グラフィックスに関しては,スクリーンショットや動画も公開していますが,ぜひ実機の有機ELディスプレイで見てほしいですね。社内でも,途中からプロジェクトに参加した開発スタッフは,初めて実機を見て「うわ,綺麗!」と驚くくらいだったんです。PS Vitaは,実際に触れてみたときに大きなインパクトのあるハードだと思います。
4Gamer:
たしかに,初めてPS Vitaの画面を見たときは,その美しさにかなり驚かされました。では,実際に「真・三國無双 NEXT」を開発した立場として,PS Vitaにどのような感想を持ったのでしょうか?
小笠原氏:
すごいハードだなあ,ということですね。今後しっかりと普及していくなかで,主軸をPS Vitaに置くシリーズも出てくるのではないでしょうか。そう考えてしまうくらい,いつでもどこでも高いクオリティのゲームが当たり前に遊べるPS Vitaには,据置き機とは別の大きな価値を感じています。
4Gamer:
ただ,そのようにスペックの高いハードで,さらにローンチタイトルを作ろうと思うと,開発上の苦労もあったかと思うのですが。
庄氏:
いえ,これまでにも新しいハードでの開発に取り組んできましたが,その中でもPS Vitaでの開発は,かなり作りやすかったという印象です。もちろん,まだまだ引き出せていないPS Vitaの性能はあると思いますが。むしろ,「真・三國無双 NEXT」を作成するうえで,どのような形で“新しい無双”にするかという部分の試行錯誤が大変でした(笑)。
4Gamer:
PS Vitaの作品は作りやすいとは聞くのですが,そこまでなんですか。
小笠原氏:
制作面ではソニー・コンピュータエンタテインメント(以下,SCE)さんのサポート体制も,これまで以上に厚いものでしたし,ライブラリの充実も非常に早かったですからね。
4Gamer:
なるほど。ちなみにPS Vitaでの開発は,いつ頃から始まったんですか? 最初のデモは,2011年1月27日に開催されたPS Vita(NGP)のプレスカンファレンスでお披露目されていましたよね。あのデモは,約1か月で作ったという話でしたが。
小笠原氏:
たしかにあの開発機用デモを作り始めたのは2010年末ですが,それ以前に技術検証用のプロトタイプ開発機をSCEさんから提供していただいて,技術支援部が土台の部分を整えていたんです。したがってあのデモの開発を始めた時点では,基本的な表示などは十分できるという状態になっていました。
4Gamer:
それにしても,デモ作成から今回の発売までほぼ1年しかなかったわけで,キャラクターのモデルは「真・三國無双 6」のものだったとしても,このクオリティまで作り込めるのかと感心しました。
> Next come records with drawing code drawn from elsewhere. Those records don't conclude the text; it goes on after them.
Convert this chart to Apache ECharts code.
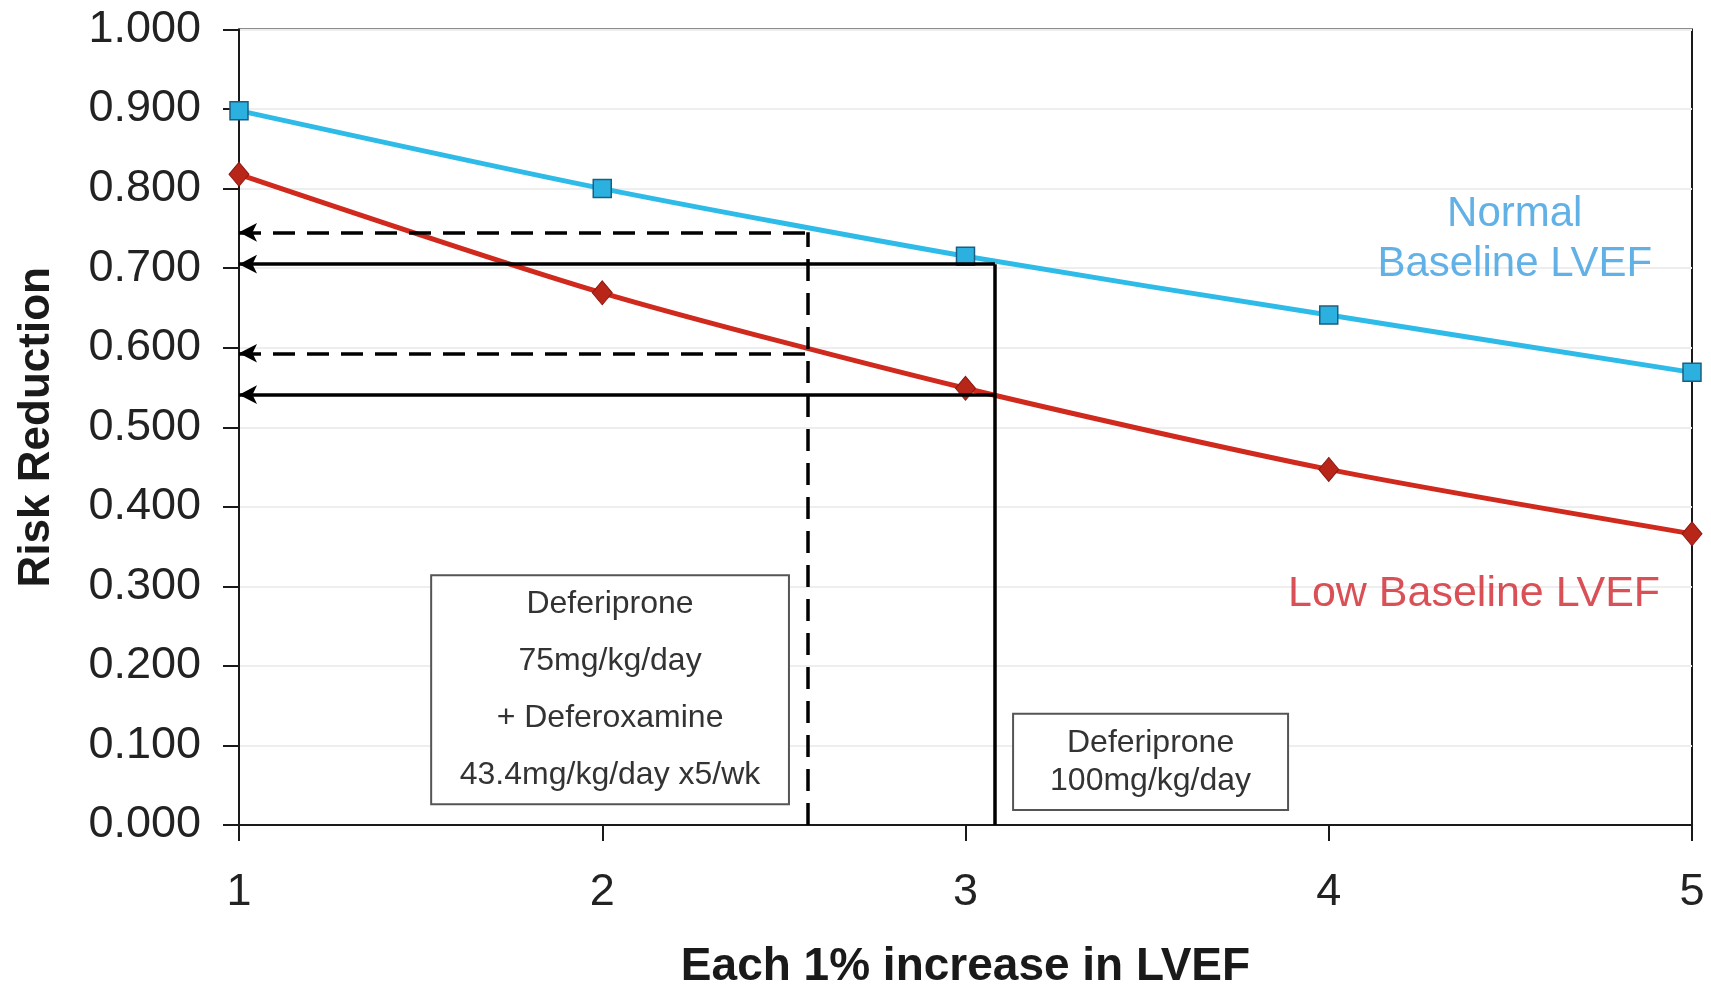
<!DOCTYPE html>
<html>
<head>
<meta charset="utf-8">
<script src="https://cdn.jsdelivr.net/npm/echarts@6/dist/echarts.min.js"></script>
<style>
html,body{margin:0;padding:0;background:#fff;}
#chart{width:1711px;height:985px;}
</style>
</head>
<body>
<div id="chart"></div>
<script>
// ---- data ----
const xValues = [1, 2, 3, 4, 5];
const normalBaseline = [0.898, 0.800, 0.715, 0.641, 0.569];
const lowBaseline = [0.818, 0.669, 0.549, 0.447, 0.366];
const yTicks = [0, 0.1, 0.2, 0.3, 0.4, 0.5, 0.6, 0.7, 0.8, 0.9, 1.0];

// reference guide lines (x, y values)
const comboX = 2.565;          // Deferiprone + Deferoxamine
const comboY = [0.745, 0.593];
const monoX = 3.081;           // Deferiprone 100 mg/kg/day
const monoY = [0.705, 0.541];

const seriesNames = ['Normal Baseline LVEF', 'Low Baseline LVEF'];
const box1Lines = ['Deferiprone', '75mg/kg/day', '+ Deferoxamine', '43.4mg/kg/day x5/wk'];
const box2Lines = ['Deferiprone', '100mg/kg/day'];

const FONT = '"Liberation Sans", Arial, sans-serif';

const chart = echarts.init(document.getElementById('chart'), null, {renderer: 'canvas'});

function pairs(xs, ys) { return xs.map((x, i) => [x, ys[i]]); }

const DASH = [22, 12];
const arrowLines = [];
comboY.forEach(y => arrowLines.push([{coord: [1, y], lineStyle: {type: DASH}}, {coord: [comboX, y]}]));
monoY.forEach(y => arrowLines.push([{coord: [1, y], lineStyle: {type: 'solid'}}, {coord: [monoX, y]}]));
const vertLines = [
  [{coord: [comboX, 0], lineStyle: {type: DASH}}, {coord: [comboX, comboY[0]]}],
  [{coord: [monoX, 0], lineStyle: {type: 'solid'}}, {coord: [monoX, monoY[0]]}]
];

const option = {
  backgroundColor: '#ffffff',
  animation: false,
  grid: {left: 239, right: 19, top: 29.5, bottom: 160, outerBoundsMode: 'none', containLabel: false,
    show: true, borderColor: '#1a1a1a', borderWidth: 2, backgroundColor: 'transparent'},
  xAxis: {
    type: 'value', min: 1, max: 5, interval: 1,
    name: 'Each 1% increase in LVEF', nameLocation: 'middle', nameGap: 119,
    nameTextStyle: {fontFamily: FONT, fontSize: 46, fontWeight: 'bold', color: '#1a1a1a'},
    axisLine: {show: true, onZero: false, lineStyle: {color: '#1a1a1a', width: 2}},
    axisTick: {show: true, inside: false, length: 16, lineStyle: {color: '#1a1a1a', width: 2}},
    axisLabel: {fontFamily: FONT, fontSize: 45, color: '#222', margin: 45},
    splitLine: {show: false}
  },
  yAxis: {
    type: 'value', min: 0, max: 1, interval: 0.1,
    name: 'Risk Reduction', nameLocation: 'middle', nameGap: 180,
    nameTextStyle: {fontFamily: FONT, fontSize: 44, fontWeight: 'bold', color: '#1a1a1a'},
    axisLine: {show: true, lineStyle: {color: '#1a1a1a', width: 2}},
    axisTick: {show: true, length: 16, lineStyle: {color: '#1a1a1a', width: 2}},
    axisLabel: {fontFamily: FONT, fontSize: 45, color: '#222', margin: 38,
      formatter: v => yTicks.some(t => Math.abs(t - v) < 1e-9) ? v.toFixed(3) : ''},
    splitLine: {show: true, lineStyle: {color: '#eeeeee', width: 2}}
  },
  series: [
    {
      name: 'boxes', type: 'line', data: [], silent: true,
      markArea: {
        silent: true,
        itemStyle: {color: '#ffffff', borderColor: '#555555', borderWidth: 2},
        label: {show: true, position: 'inside', fontFamily: FONT, color: '#333', fontSize: 32},
        data: [
          [{coord: [1.529, 0.314], label: {formatter: box1Lines.join('\n'), lineHeight: 57}}, {coord: [2.514, 0.026]}],
          [{coord: [3.131, 0.140], label: {formatter: box2Lines.join('\n'), lineHeight: 38}}, {coord: [3.888, 0.019]}]
        ]
      }
    },
    {
      name: seriesNames[0], type: 'line', data: pairs(xValues, normalBaseline),
      smooth: 0.25, symbol: 'rect', symbolSize: 18, z: 4,
      lineStyle: {color: '#2fbbe8', width: 5},
      itemStyle: {color: '#2bb0e0', borderColor: '#1b5f80', borderWidth: 1.5}
    },
    {
      name: seriesNames[1], type: 'line', data: pairs(xValues, lowBaseline),
      smooth: 0.25, symbol: 'diamond', symbolSize: [20, 24], z: 4,
      lineStyle: {color: '#d02a1e', width: 5},
      itemStyle: {color: '#b8261a', borderColor: '#8a1a12', borderWidth: 1}
    },
    {
      name: 'guides', type: 'line', data: [], silent: true, z: 3,
      markLine: {
        silent: true, animation: false,
        symbol: ['arrow', 'none'], symbolSize: [14, 18],
        label: {show: false},
        lineStyle: {color: '#000000', width: 3.5},
        data: arrowLines
      }
    },
    {
      name: 'guidesV', type: 'line', data: [], silent: true, z: 3,
      markLine: {
        silent: true, animation: false,
        symbol: ['none', 'none'],
        label: {show: false},
        lineStyle: {color: '#000000', width: 3.5},
        data: vertLines
      }
    },
    {
      name: 'labels', type: 'scatter', symbolSize: 0, silent: true, z: 5,
      data: [
        {value: [4.512, 0.736], label: {show: true, position: 'inside', formatter: 'Normal\nBaseline LVEF', color: '#3a9ee0', fontSize: 42, lineHeight: 50, fontFamily: FONT}},
        {value: [4.4, 0.290], label: {show: true, position: 'inside', formatter: seriesNames[1], color: '#d0242c', fontSize: 43, fontFamily: FONT}}
      ]
    }
  ]
};
chart.setOption(option);
</script>
</body>
</html>
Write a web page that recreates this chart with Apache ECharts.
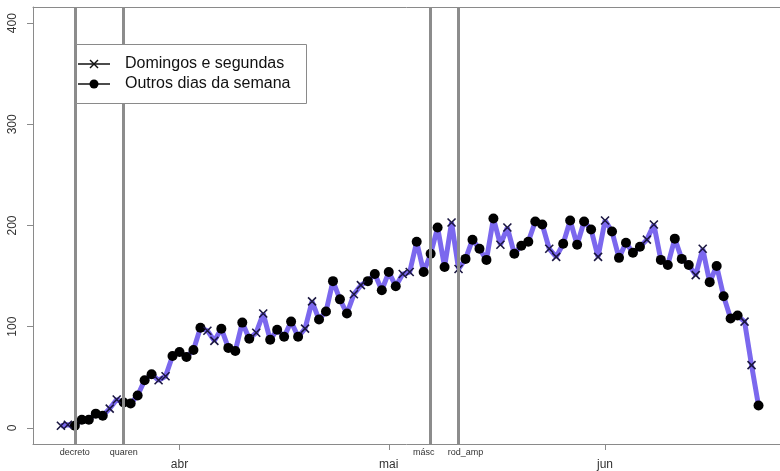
<!DOCTYPE html>
<html>
<head>
<meta charset="utf-8">
<script src="https://cdn.jsdelivr.net/npm/echarts@6/dist/echarts.min.js"></script>
<style>
  html, body { margin: 0; padding: 0; background: #fff; }
  #chart { width: 780px; height: 471px; }
</style>
</head>
<body>
<div id="chart"></div>
<script>
// Daily series, first day 2020-03-15, one value per day
const startDate = '2020-03-15';
const dailyValues = [
  2, 3, 2, 8, 8, 14, 12, 19, 28, 25,
  24, 32, 47, 53, 47, 51, 71, 75, 70, 77,
  99, 96, 86, 98, 79, 76, 104, 88, 94, 113,
  87, 97, 90, 105, 90, 98, 125, 107, 115, 145,
  127, 113, 132, 141, 145, 152, 136, 154, 140, 152,
  154, 184, 154, 172, 198, 159, 203, 157, 167, 186,
  177, 166, 207, 181, 198, 172, 180, 184, 204, 201,
  177, 169, 182, 205, 181, 204, 196, 169, 205, 194,
  168, 183, 173, 179, 186, 201, 166, 161, 187, 167,
  161, 151, 177, 144, 160, 130, 108, 111, 105, 62,
  22
];

// Month ticks on the date axis
const monthLabels = ['abr', 'mai', 'jun'];
const monthDates = ['2020-04-01', '2020-05-01', '2020-06-01'];

// Policy events marked by vertical lines
const eventLabels = ['decreto', 'quaren', 'másc', 'rod_amp'];
const eventDates = ['2020-03-17', '2020-03-24', '2020-05-07', '2020-05-11'];

// Value axis ticks
const yTicks = [0, 100, 200, 300, 400];

// Legend entries
const legendLabels = ['Domingos e segundas', 'Outros dias da semana'];

const DAY = 86400000;
const t0 = Date.UTC(2020, 2, 15);
function dayIndex(iso) {
  const p = iso.split('-').map(Number);
  return Math.round((Date.UTC(p[0], p[1] - 1, p[2]) - t0) / DAY);
}
const base = dayIndex(startDate);

const allPoints = [];
const sunMon = [];
const otherDays = [];
dailyValues.forEach((v, i) => {
  const d = base + i;
  const wd = new Date(t0 + d * DAY).getUTCDay();
  allPoints.push([d, v]);
  if (wd === 0 || wd === 1) sunMon.push([d, v]); else otherDays.push([d, v]);
});

const monthDays = monthDates.map(dayIndex);
const eventDays = eventDates.map(dayIndex);

// Day range of the plot box (the box runs off the right edge of the canvas)
const xMin = -4;
const xMax = 103.08;

const font = '"Liberation Sans", Arial, Helvetica, sans-serif';
const frame = '#8a8a8a';

// The two close labels on the right are nudged apart so they stay readable
function eventLabel(v) {
  const i = eventDays.indexOf(Math.round(v));
  if (i < 0) return '';
  if (i === 2) return '{l|' + eventLabels[i] + '}';
  if (i === 3) return '{r|' + eventLabels[i] + '}';
  return eventLabels[i];
}

const chart = echarts.init(document.getElementById('chart'), null, { renderer: 'canvas' });

// Legend drawn on top of the event lines
const LZ = 100;
const legendItems = [
  { type: 'rect', z: LZ, shape: { x: 76.5, y: 44.5, width: 230, height: 59 },
    style: { fill: '#fff', stroke: frame, lineWidth: 1 } },
  { type: 'line', z: LZ + 1, shape: { x1: 78, y1: 64, x2: 110, y2: 64 },
    style: { stroke: '#111', lineWidth: 1.5 } },
  { type: 'line', z: LZ + 1, shape: { x1: 90, y1: 60, x2: 98, y2: 68 },
    style: { stroke: '#111', lineWidth: 1.5 } },
  { type: 'line', z: LZ + 1, shape: { x1: 98, y1: 60, x2: 90, y2: 68 },
    style: { stroke: '#111', lineWidth: 1.5 } },
  { type: 'line', z: LZ + 1, shape: { x1: 78, y1: 84, x2: 110, y2: 84 },
    style: { stroke: '#111', lineWidth: 1.5 } },
  { type: 'circle', z: LZ + 1, shape: { cx: 94, cy: 84, r: 4.5 },
    style: { fill: '#000' } },
  { type: 'text', z: LZ + 1, x: 125, y: 64,
    style: { text: legendLabels[0], font: '16px ' + font, fill: '#111', verticalAlign: 'middle' } },
  { type: 'text', z: LZ + 1, x: 125, y: 84,
    style: { text: legendLabels[1], font: '16px ' + font, fill: '#111', verticalAlign: 'middle' } }
];

chart.setOption({
  animation: false,
  backgroundColor: '#ffffff',
  textStyle: { fontFamily: font },
  grid: { left: 33, top: 7, right: 0, bottom: 27, show: false, outerBoundsMode: 'none' },
  xAxis: [
    {
      type: 'value', min: xMin, max: xMax,
      splitLine: { show: false },
      axisLine: { show: true, onZero: false, lineStyle: { color: frame, width: 1 } },
      axisTick: { show: true, customValues: monthDays, length: 6, lineStyle: { color: frame } },
      axisLabel: {
        customValues: monthDays, hideOverlap: false,
        formatter: v => monthLabels[monthDays.indexOf(Math.round(v))] || '',
        fontSize: 12, color: '#333', margin: 15, fontFamily: font
      }
    },
    {
      type: 'value', min: xMin, max: xMax, position: 'bottom',
      splitLine: { show: false },
      axisLine: { show: false, onZero: false },
      axisTick: { show: false },
      axisLabel: {
        customValues: eventDays, hideOverlap: false,
        formatter: eventLabel,
        fontSize: 9, color: '#333', margin: 4, fontFamily: font,
        rich: {
          l: { fontSize: 9, color: '#333', fontFamily: font, padding: [0, 14, 0, 0] },
          r: { fontSize: 9, color: '#333', fontFamily: font, padding: [0, 0, 0, 14] }
        }
      }
    },
    {
      type: 'value', min: xMin, max: xMax, position: 'top',
      splitLine: { show: false },
      axisLine: { show: true, onZero: false, lineStyle: { color: frame, width: 1 } },
      axisTick: { show: false },
      axisLabel: { show: false }
    }
  ],
  yAxis: {
    type: 'value', min: -16, max: 416,
    splitLine: { show: false },
    axisLine: { show: true, onZero: false, lineStyle: { color: frame, width: 1 } },
    axisTick: { show: true, customValues: yTicks, length: 6, lineStyle: { color: frame } },
    axisLabel: {
      customValues: yTicks, rotate: 90, fontSize: 12, color: '#333', margin: 14, fontFamily: font
    }
  },
  series: [
    {
      type: 'line',
      data: allPoints,
      symbol: 'none',
      lineStyle: { color: '#7B68EE', width: 5 },
      z: 2,
      markLine: {
        silent: true,
        symbol: ['none', 'none'],
        label: { show: false },
        lineStyle: { color: '#8c8c8c', width: 3, type: 'solid' },
        data: eventDays.map(d => ({ xAxis: d }))
      }
    },
    {
      name: legendLabels[1],
      type: 'scatter',
      data: otherDays,
      symbol: 'circle',
      symbolSize: 10,
      itemStyle: { color: '#000', opacity: 1 },
      z: 4
    },
    {
      name: legendLabels[0],
      type: 'scatter',
      data: sunMon,
      symbol: 'path://M0,0L10,10M10,0L0,10',
      symbolSize: 8,
      itemStyle: { color: 'none', borderColor: '#1a1640', borderWidth: 1.6, opacity: 1 },
      z: 4
    }
  ],
  graphic: legendItems
});
</script>
</body>
</html>
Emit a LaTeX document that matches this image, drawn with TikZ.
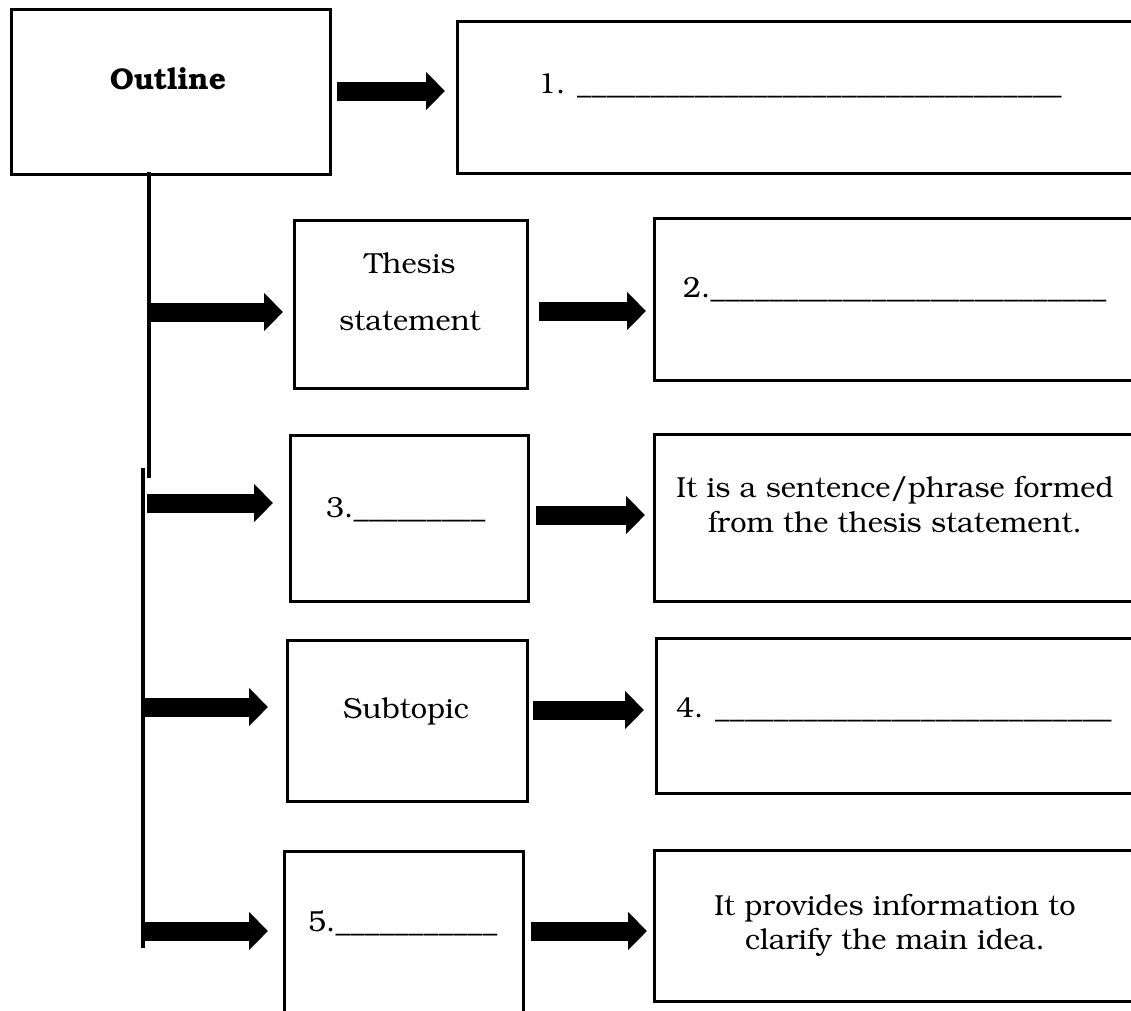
\documentclass[tikz,border=0pt]{standalone}
\usepackage[T1]{fontenc}
\usepackage{bookman}
\usetikzlibrary{arrows.meta}
\newcommand\blankfill[1]{\makebox[#1][l]{\xleaders\hbox{\_}\hfill}}
\begin{document}
\begin{tikzpicture}[x=1pt,y=-1pt,
  box/.style={draw,line width=2.6pt,rectangle,inner sep=0pt,anchor=north west},
  lbl/.style={inner sep=0pt,font=\fontsize{29}{35}\selectfont},
  blk/.style={line width=19pt,-{Triangle[length=19pt,width=37pt]}},
  bar/.style={line width=4pt}]
\useasboundingbox (0,0) rectangle (1131,1010);
\clip (0,0) rectangle (1131,1010);
\fill[white] (0,0) rectangle (1131,1010);

% boxes
\node[box,minimum width=319pt,minimum height=165pt] (outline) at (10,8) {};
\node[box,minimum width=700pt,minimum height=152pt] (b1) at (456,20) {};
\node[box,minimum width=233pt,minimum height=168pt] (thesis) at (293,219) {};
\node[box,minimum width=500pt,minimum height=162pt] (b2) at (653,217) {};
\node[box,minimum width=238pt,minimum height=166pt] (b3) at (289,434) {};
\node[box,minimum width=500pt,minimum height=167pt] (b3r) at (653,433) {};
\node[box,minimum width=240pt,minimum height=161pt] (sub) at (286,639) {};
\node[box,minimum width=500pt,minimum height=155pt] (b4) at (655,637) {};
\node[box,minimum width=239pt,minimum height=200pt] (b5) at (283,850) {};
\node[box,minimum width=500pt,minimum height=151pt] (b5r) at (653,849) {};

% texts
\node[lbl,anchor=base,font=\fontsize{30}{36}\selectfont\bfseries] (toutline) at (168,89) {Outline};
\node[lbl,anchor=base west] (t1) at (538,93) {1. \blankfill{485pt}};
\node[lbl,anchor=base] (tthesis1) at (410,273) {Thesis};
\node[lbl,anchor=base] (tthesis2) at (410,330) {statement};
\node[lbl,anchor=base west] (t2) at (683,297) {2.\blankfill{396pt}};
\node[lbl,anchor=base west] (t3) at (326,517) {3.\blankfill{132pt}};
\node[lbl,anchor=base] (t3r1) at (895,497) {It is a sentence/phrase formed};
\node[lbl,anchor=base] (t3r2) at (895,532) {from the thesis statement.};
\node[lbl,anchor=base] (tsub) at (406,718) {Subtopic};
\node[lbl,anchor=base west] (t4) at (676,717) {4. \blankfill{397pt}};
\node[lbl,anchor=base west] (t5) at (308,931) {5.\blankfill{162pt}};
\node[lbl,anchor=base] (t5r1) at (895,915) {It provides information to};
\node[lbl,anchor=base] (t5r2) at (895,949) {clarify the main idea.};

% spine lines
\coordinate (l1top) at (149,172);
\coordinate (l1bot) at (149,478);
\coordinate (l2top) at (143,468);
\coordinate (l2bot) at (143,948);
\draw[bar] (l1top) -- (l1bot);
\draw[bar] (l2top) -- (l2bot);

% block arrows
\coordinate (a1s) at (337,91);  \coordinate (a1e) at (445,91);
\coordinate (a2s) at (147,312); \coordinate (a2e) at (283,312);
\coordinate (a3s) at (539,311); \coordinate (a3e) at (646,311);
\coordinate (a4s) at (147,503); \coordinate (a4e) at (273,503);
\coordinate (a5s) at (536,515); \coordinate (a5e) at (645,515);
\coordinate (a6s) at (141,707); \coordinate (a6e) at (268,707);
\coordinate (a7s) at (533,710); \coordinate (a7e) at (644,710);
\coordinate (a8s) at (141,931); \coordinate (a8e) at (268,931);
\coordinate (a9s) at (531,931); \coordinate (a9e) at (647,931);
\foreach \i in {1,...,9} {\draw[blk] (a\i s) -- (a\i e);}
\end{tikzpicture}
\end{document}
ところで無双シリーズと言えば,コーエーテクモゲームスの看板タイトルですが,この作品をローンチタイトルとしたのには,何か理由があったのでしょうか。
小笠原氏:
「真・三國無双」は,その前の格闘ゲームの段階からPlayStationプラットフォームで生まれて,ずっと育てていただいたタイトルです。ですので,次の新しい携帯型プラットフォームがくるのだから,やはり「真・三國無双」をPS Vita最初のソフトにするのがいいだろうと思っていました。
また,これはプレイヤーのみなさんもそうだと思うのですが,無双シリーズでどのくらいのキャラを表示できるか,どのくらいのクオリティで,どのくらいのフレームレートで動かせるかというのを確認すると,ある程度そのハードの性能が把握できますよね?(笑)
4Gamer:
ああ,なるほど(笑)。たしかに快適に遊べる範囲,フレームレート内で,敵キャラをどれだけ表示できるのかを確かめる……となると,それはもう一種のベンチマークになっていますね。
小笠原氏:
そうです。無双シリーズがここまでできるなら,例えば1対1の格闘ゲームならもっと豪華なビジュアル表現でリリースされるだろうというような予想ができますよね。
ともあれPS Vitaは,無双シリーズの一騎当千の魅力を表現するという部分においては,性能的にポンとクリアしていましたから,さまざまな新機能をどう使っていくかという部分に,すぐに取り組むことができました。